* [CHALLENGE] Copy each line that contains the string "React".

* [STORED RECORDS]
========================================

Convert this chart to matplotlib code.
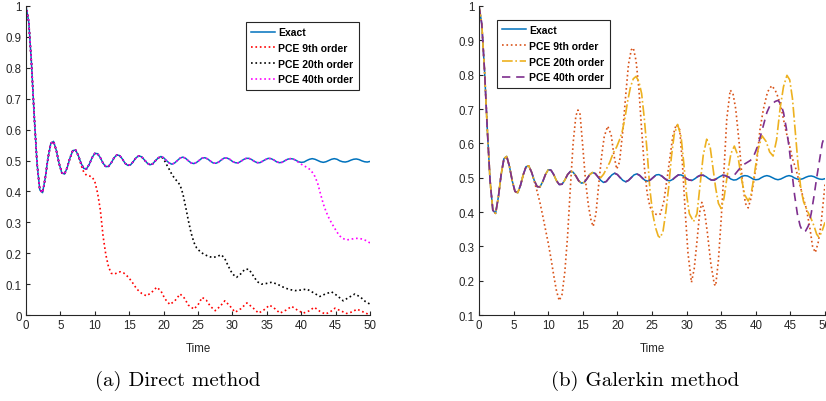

========================================

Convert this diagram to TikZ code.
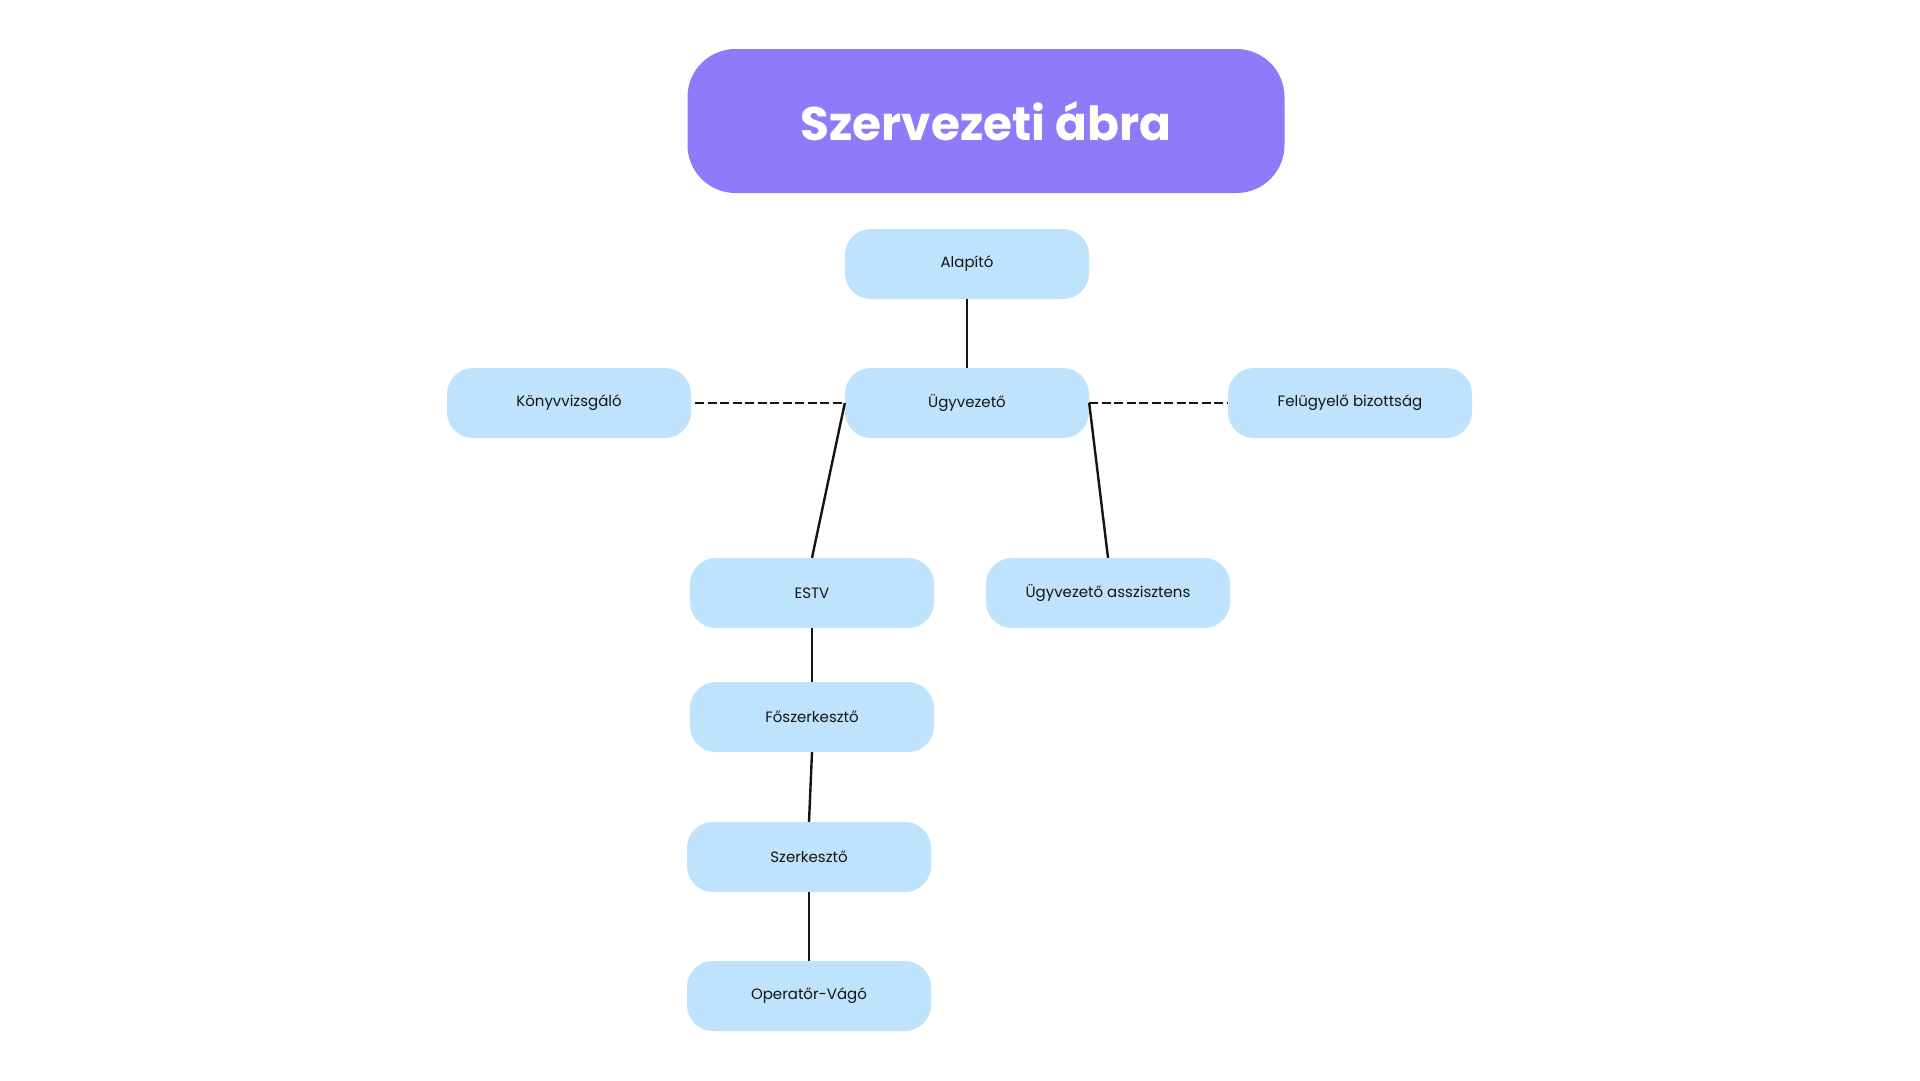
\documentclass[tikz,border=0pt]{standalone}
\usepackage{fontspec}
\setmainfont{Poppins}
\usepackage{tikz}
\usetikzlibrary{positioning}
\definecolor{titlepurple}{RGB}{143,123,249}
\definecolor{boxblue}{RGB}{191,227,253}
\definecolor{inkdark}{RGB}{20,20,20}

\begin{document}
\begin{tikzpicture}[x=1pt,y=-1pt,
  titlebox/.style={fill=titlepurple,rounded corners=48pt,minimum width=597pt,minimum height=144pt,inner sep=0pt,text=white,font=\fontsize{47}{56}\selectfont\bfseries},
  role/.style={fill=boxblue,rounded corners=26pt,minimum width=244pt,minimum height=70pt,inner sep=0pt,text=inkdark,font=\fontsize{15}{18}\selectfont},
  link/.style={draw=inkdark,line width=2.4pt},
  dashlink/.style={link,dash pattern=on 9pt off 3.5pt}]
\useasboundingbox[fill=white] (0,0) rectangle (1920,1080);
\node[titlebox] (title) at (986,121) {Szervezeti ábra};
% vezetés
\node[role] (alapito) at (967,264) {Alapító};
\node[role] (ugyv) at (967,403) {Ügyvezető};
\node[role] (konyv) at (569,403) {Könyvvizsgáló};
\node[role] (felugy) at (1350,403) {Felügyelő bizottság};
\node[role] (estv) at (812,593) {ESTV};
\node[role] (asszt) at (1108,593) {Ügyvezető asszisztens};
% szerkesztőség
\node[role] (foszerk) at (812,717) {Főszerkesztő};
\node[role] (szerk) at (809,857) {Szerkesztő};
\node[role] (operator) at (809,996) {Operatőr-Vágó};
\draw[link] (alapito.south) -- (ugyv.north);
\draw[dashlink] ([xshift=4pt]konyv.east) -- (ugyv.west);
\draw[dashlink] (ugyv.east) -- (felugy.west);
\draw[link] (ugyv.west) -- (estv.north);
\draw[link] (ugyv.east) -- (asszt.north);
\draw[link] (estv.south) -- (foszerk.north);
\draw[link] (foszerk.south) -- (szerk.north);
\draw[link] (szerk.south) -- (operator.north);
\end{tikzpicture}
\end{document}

========================================

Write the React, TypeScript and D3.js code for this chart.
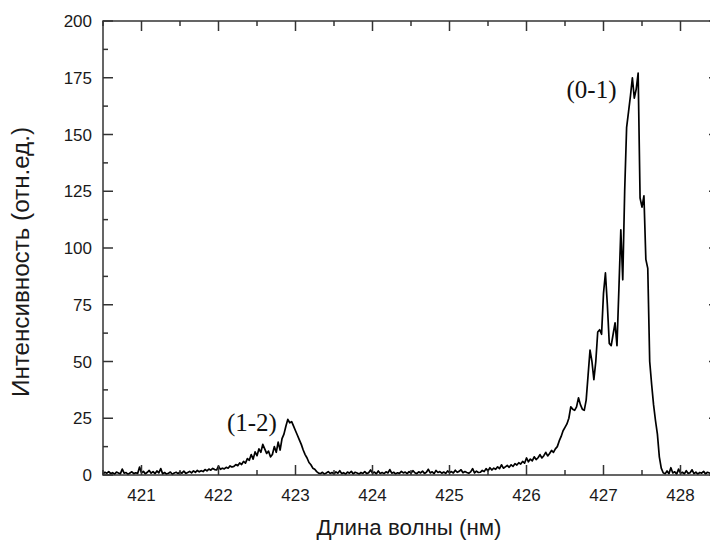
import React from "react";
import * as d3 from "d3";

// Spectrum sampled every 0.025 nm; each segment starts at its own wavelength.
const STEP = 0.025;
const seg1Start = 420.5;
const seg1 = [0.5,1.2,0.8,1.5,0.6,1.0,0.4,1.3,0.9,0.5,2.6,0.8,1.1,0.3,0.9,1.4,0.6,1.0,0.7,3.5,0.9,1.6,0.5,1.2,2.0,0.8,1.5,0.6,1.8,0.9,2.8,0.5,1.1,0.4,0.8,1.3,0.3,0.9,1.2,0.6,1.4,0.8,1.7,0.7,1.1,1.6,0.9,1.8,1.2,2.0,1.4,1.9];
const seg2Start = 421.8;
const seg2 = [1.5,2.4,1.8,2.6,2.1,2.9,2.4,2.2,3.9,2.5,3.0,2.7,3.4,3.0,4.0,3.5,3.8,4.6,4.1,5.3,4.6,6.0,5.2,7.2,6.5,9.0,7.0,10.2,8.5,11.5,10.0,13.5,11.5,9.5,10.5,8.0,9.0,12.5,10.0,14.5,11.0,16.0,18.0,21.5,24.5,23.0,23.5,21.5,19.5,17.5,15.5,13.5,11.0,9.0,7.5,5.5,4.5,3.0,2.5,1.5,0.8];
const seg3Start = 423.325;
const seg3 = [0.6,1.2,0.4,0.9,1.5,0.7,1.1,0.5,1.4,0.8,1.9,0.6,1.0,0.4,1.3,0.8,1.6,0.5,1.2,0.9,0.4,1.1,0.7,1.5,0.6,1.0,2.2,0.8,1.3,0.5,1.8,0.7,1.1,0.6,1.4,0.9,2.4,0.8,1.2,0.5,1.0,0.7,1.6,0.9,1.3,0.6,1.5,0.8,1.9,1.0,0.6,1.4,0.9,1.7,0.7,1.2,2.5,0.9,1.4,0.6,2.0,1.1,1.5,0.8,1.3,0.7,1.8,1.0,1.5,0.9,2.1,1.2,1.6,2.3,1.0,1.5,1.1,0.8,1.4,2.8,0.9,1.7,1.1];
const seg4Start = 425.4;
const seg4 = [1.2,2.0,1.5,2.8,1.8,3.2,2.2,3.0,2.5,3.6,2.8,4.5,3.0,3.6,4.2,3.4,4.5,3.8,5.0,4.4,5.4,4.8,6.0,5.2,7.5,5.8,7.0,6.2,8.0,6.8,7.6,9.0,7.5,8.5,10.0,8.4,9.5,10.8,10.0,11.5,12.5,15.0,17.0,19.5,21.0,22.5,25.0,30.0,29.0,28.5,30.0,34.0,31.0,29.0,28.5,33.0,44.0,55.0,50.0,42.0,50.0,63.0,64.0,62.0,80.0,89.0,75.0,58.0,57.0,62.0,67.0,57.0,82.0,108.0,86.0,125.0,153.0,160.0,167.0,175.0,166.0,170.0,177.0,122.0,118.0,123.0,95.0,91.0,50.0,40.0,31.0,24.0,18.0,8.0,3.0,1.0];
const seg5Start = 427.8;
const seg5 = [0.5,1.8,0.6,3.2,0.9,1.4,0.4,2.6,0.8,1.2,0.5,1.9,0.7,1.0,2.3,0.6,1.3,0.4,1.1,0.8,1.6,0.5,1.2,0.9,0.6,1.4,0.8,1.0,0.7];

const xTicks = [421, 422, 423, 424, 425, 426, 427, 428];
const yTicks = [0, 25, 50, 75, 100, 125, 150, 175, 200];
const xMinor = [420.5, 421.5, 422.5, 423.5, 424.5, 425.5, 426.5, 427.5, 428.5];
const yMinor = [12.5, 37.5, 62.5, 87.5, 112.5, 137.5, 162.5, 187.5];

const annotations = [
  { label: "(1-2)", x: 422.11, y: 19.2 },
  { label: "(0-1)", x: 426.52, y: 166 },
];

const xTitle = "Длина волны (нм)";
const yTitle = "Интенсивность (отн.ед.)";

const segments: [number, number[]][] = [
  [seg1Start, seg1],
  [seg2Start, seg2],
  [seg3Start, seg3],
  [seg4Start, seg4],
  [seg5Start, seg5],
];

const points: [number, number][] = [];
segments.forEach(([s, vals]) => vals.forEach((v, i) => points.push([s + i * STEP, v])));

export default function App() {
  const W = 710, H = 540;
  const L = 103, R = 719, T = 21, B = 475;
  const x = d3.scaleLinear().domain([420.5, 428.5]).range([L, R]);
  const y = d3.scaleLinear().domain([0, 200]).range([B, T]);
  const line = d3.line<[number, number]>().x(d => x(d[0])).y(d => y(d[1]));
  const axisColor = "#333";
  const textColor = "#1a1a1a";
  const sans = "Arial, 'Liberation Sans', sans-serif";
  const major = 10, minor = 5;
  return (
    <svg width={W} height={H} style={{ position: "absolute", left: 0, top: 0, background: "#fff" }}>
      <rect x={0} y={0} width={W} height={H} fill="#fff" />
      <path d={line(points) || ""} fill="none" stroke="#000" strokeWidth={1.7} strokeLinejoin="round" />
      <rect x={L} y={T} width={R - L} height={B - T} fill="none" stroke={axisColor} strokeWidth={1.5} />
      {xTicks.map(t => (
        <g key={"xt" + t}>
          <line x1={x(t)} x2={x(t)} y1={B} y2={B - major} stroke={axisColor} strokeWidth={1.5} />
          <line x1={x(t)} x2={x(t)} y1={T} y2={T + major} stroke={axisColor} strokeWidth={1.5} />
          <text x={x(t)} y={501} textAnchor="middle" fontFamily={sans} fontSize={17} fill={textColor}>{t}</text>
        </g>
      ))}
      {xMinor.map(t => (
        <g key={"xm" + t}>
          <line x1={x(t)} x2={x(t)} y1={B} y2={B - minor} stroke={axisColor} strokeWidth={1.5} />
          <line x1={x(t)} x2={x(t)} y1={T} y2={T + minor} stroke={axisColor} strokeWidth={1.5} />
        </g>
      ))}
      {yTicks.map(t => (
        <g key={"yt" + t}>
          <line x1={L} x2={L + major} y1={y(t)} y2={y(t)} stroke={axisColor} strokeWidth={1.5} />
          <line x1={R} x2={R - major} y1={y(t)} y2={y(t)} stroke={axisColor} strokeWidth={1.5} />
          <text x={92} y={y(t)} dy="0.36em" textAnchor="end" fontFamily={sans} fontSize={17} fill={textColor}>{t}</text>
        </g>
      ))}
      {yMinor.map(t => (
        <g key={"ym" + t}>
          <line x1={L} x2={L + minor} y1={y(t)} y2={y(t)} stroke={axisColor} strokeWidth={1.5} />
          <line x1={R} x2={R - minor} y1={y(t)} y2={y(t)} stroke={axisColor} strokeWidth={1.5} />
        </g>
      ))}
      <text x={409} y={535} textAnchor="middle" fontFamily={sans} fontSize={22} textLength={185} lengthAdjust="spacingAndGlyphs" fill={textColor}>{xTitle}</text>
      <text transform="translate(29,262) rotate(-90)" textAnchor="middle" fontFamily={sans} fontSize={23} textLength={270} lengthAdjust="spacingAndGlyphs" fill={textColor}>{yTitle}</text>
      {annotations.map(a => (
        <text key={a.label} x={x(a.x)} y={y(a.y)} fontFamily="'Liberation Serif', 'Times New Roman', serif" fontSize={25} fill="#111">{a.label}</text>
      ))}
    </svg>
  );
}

========================================

* [RESULT OF THE TASK]
Write the React, TypeScript and D3.js code for this chart.
import React from "react";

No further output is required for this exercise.